### OBJECTIVE
Look for the string "this" and copy every line that has it.

----------

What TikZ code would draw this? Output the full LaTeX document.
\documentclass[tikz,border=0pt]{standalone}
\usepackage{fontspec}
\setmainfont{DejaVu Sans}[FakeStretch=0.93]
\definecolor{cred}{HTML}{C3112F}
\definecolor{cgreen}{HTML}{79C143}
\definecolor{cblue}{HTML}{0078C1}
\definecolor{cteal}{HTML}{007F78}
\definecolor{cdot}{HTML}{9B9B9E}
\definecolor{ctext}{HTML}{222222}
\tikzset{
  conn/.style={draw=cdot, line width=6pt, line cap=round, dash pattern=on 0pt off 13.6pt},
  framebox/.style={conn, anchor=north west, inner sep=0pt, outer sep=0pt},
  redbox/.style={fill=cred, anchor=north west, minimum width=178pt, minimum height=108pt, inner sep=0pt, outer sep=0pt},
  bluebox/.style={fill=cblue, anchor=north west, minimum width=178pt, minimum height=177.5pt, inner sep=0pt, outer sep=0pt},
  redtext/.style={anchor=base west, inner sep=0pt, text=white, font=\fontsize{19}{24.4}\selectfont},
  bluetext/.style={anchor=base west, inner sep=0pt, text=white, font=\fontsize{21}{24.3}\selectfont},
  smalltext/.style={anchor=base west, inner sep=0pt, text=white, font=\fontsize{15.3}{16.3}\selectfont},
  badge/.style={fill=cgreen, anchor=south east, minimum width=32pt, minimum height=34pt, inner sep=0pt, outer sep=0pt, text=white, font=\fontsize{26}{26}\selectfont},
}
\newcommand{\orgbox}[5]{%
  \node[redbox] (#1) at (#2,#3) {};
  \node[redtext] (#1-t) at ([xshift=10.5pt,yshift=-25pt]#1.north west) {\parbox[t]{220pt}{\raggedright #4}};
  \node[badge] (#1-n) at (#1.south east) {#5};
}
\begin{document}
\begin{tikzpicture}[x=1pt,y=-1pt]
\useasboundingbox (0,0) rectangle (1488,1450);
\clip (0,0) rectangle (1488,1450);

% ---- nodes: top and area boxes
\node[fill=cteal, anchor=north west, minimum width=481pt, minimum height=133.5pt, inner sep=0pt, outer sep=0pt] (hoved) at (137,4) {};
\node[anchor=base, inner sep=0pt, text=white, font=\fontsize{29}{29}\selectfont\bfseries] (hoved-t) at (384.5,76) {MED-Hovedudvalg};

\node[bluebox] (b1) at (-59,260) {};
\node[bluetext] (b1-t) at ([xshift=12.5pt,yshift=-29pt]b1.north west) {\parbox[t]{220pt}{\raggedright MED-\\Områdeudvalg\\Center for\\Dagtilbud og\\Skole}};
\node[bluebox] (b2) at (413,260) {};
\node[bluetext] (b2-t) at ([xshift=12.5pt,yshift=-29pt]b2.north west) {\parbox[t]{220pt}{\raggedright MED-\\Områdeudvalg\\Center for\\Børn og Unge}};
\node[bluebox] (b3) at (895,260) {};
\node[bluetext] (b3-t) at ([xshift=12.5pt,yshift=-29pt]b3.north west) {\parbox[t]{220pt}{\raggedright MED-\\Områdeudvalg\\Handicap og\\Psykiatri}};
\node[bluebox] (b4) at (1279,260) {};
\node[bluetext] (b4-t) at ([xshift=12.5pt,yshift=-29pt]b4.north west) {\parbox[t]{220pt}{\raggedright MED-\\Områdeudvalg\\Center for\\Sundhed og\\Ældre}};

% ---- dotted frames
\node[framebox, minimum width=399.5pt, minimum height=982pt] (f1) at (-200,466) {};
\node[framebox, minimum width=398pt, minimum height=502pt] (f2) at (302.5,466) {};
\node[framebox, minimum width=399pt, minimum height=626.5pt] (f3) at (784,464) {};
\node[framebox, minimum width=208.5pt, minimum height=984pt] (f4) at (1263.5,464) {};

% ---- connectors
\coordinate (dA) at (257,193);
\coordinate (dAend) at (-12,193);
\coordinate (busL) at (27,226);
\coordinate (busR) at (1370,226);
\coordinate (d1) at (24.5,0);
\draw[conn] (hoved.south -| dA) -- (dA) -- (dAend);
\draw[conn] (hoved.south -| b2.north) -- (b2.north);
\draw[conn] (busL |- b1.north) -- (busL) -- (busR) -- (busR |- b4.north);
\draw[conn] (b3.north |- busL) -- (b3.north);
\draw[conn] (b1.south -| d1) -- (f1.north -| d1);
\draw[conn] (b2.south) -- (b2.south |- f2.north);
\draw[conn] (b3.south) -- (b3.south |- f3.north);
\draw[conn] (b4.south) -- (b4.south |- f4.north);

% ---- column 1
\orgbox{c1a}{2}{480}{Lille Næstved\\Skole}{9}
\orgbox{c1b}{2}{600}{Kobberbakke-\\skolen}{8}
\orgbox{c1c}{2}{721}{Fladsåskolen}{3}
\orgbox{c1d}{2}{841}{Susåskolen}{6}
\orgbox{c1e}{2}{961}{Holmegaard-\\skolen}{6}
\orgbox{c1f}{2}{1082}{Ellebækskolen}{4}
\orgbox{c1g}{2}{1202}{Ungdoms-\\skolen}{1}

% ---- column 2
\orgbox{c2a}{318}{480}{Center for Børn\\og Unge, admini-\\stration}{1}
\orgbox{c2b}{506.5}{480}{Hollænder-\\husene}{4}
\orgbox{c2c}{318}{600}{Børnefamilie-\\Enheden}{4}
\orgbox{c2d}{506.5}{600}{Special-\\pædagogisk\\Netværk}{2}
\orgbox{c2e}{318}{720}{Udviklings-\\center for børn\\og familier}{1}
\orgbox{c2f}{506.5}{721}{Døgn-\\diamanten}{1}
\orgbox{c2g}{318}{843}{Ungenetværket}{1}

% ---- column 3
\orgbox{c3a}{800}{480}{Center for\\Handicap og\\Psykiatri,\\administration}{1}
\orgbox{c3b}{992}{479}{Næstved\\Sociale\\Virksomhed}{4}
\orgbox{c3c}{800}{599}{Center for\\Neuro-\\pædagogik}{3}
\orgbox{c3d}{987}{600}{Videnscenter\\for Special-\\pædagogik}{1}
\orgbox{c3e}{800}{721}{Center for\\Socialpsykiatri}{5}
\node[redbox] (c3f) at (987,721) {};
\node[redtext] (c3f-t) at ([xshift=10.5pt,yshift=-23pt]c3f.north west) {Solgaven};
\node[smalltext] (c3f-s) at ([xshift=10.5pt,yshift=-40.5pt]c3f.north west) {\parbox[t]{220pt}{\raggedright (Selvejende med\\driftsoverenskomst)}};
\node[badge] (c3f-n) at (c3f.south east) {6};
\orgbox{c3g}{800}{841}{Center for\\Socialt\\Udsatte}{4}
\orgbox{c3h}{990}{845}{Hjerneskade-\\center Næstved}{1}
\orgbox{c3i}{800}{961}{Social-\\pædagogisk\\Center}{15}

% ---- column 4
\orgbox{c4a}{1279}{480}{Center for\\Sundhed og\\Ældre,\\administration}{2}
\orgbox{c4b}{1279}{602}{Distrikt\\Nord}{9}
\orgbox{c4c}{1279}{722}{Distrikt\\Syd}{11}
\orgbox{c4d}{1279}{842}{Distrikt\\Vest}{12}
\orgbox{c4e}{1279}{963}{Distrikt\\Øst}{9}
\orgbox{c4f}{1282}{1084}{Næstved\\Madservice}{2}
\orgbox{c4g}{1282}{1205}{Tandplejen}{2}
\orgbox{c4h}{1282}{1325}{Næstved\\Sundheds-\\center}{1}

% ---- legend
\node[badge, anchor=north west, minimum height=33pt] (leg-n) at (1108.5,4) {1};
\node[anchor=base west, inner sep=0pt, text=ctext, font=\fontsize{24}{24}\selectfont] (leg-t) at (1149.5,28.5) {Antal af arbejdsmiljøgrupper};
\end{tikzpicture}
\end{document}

----------

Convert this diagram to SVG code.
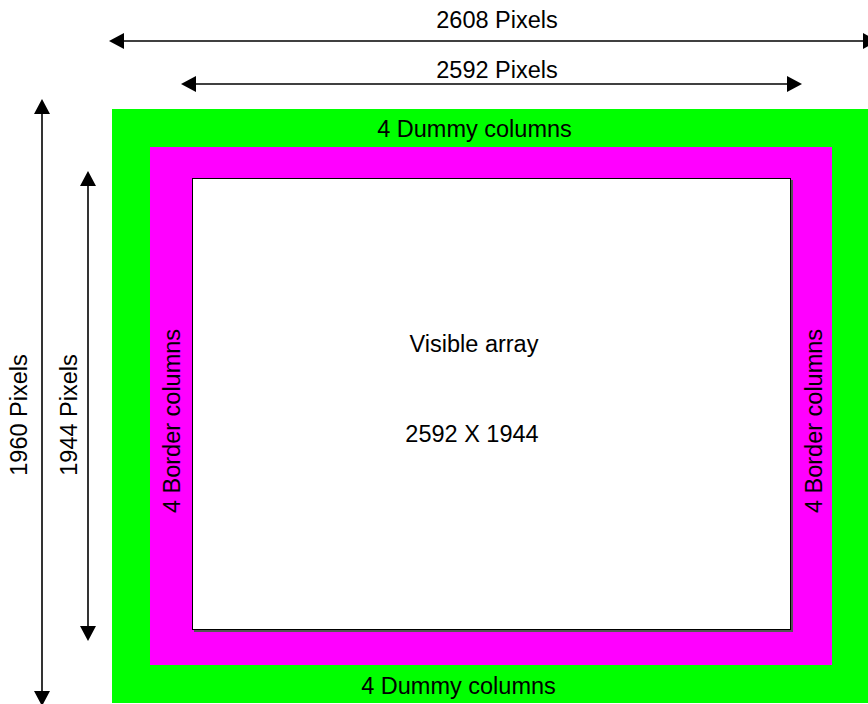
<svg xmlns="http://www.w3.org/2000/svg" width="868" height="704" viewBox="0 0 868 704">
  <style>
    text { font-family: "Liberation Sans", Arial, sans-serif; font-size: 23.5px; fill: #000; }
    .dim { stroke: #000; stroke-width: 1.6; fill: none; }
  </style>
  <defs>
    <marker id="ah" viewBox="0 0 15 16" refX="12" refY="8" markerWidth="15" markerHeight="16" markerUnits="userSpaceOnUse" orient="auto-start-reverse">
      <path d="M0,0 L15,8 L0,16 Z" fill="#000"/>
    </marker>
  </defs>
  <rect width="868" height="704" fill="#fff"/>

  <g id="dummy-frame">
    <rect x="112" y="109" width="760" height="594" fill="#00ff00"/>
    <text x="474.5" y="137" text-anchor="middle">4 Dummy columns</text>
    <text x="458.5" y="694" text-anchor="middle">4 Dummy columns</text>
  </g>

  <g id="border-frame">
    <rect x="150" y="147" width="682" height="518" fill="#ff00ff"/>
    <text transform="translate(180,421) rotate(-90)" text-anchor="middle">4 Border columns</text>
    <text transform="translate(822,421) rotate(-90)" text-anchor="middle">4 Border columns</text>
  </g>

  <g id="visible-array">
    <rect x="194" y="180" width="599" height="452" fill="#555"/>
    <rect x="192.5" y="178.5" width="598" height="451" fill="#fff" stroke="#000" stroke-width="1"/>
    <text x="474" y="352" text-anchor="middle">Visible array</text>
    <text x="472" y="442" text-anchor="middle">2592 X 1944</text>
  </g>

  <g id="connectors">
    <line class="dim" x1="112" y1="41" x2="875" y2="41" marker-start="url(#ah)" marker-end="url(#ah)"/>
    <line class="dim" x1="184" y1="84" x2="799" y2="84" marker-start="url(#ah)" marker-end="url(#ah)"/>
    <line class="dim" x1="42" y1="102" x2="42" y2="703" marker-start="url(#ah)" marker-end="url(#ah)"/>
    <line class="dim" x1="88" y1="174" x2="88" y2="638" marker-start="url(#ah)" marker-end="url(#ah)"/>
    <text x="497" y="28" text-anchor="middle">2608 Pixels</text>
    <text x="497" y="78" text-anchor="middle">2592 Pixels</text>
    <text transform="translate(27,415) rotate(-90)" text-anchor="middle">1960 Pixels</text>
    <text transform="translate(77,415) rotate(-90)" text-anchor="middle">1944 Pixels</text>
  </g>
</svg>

----------

### COMPLETED TASK
What TikZ code would draw this? Output the full LaTeX document.
Convert this diagram to SVG code.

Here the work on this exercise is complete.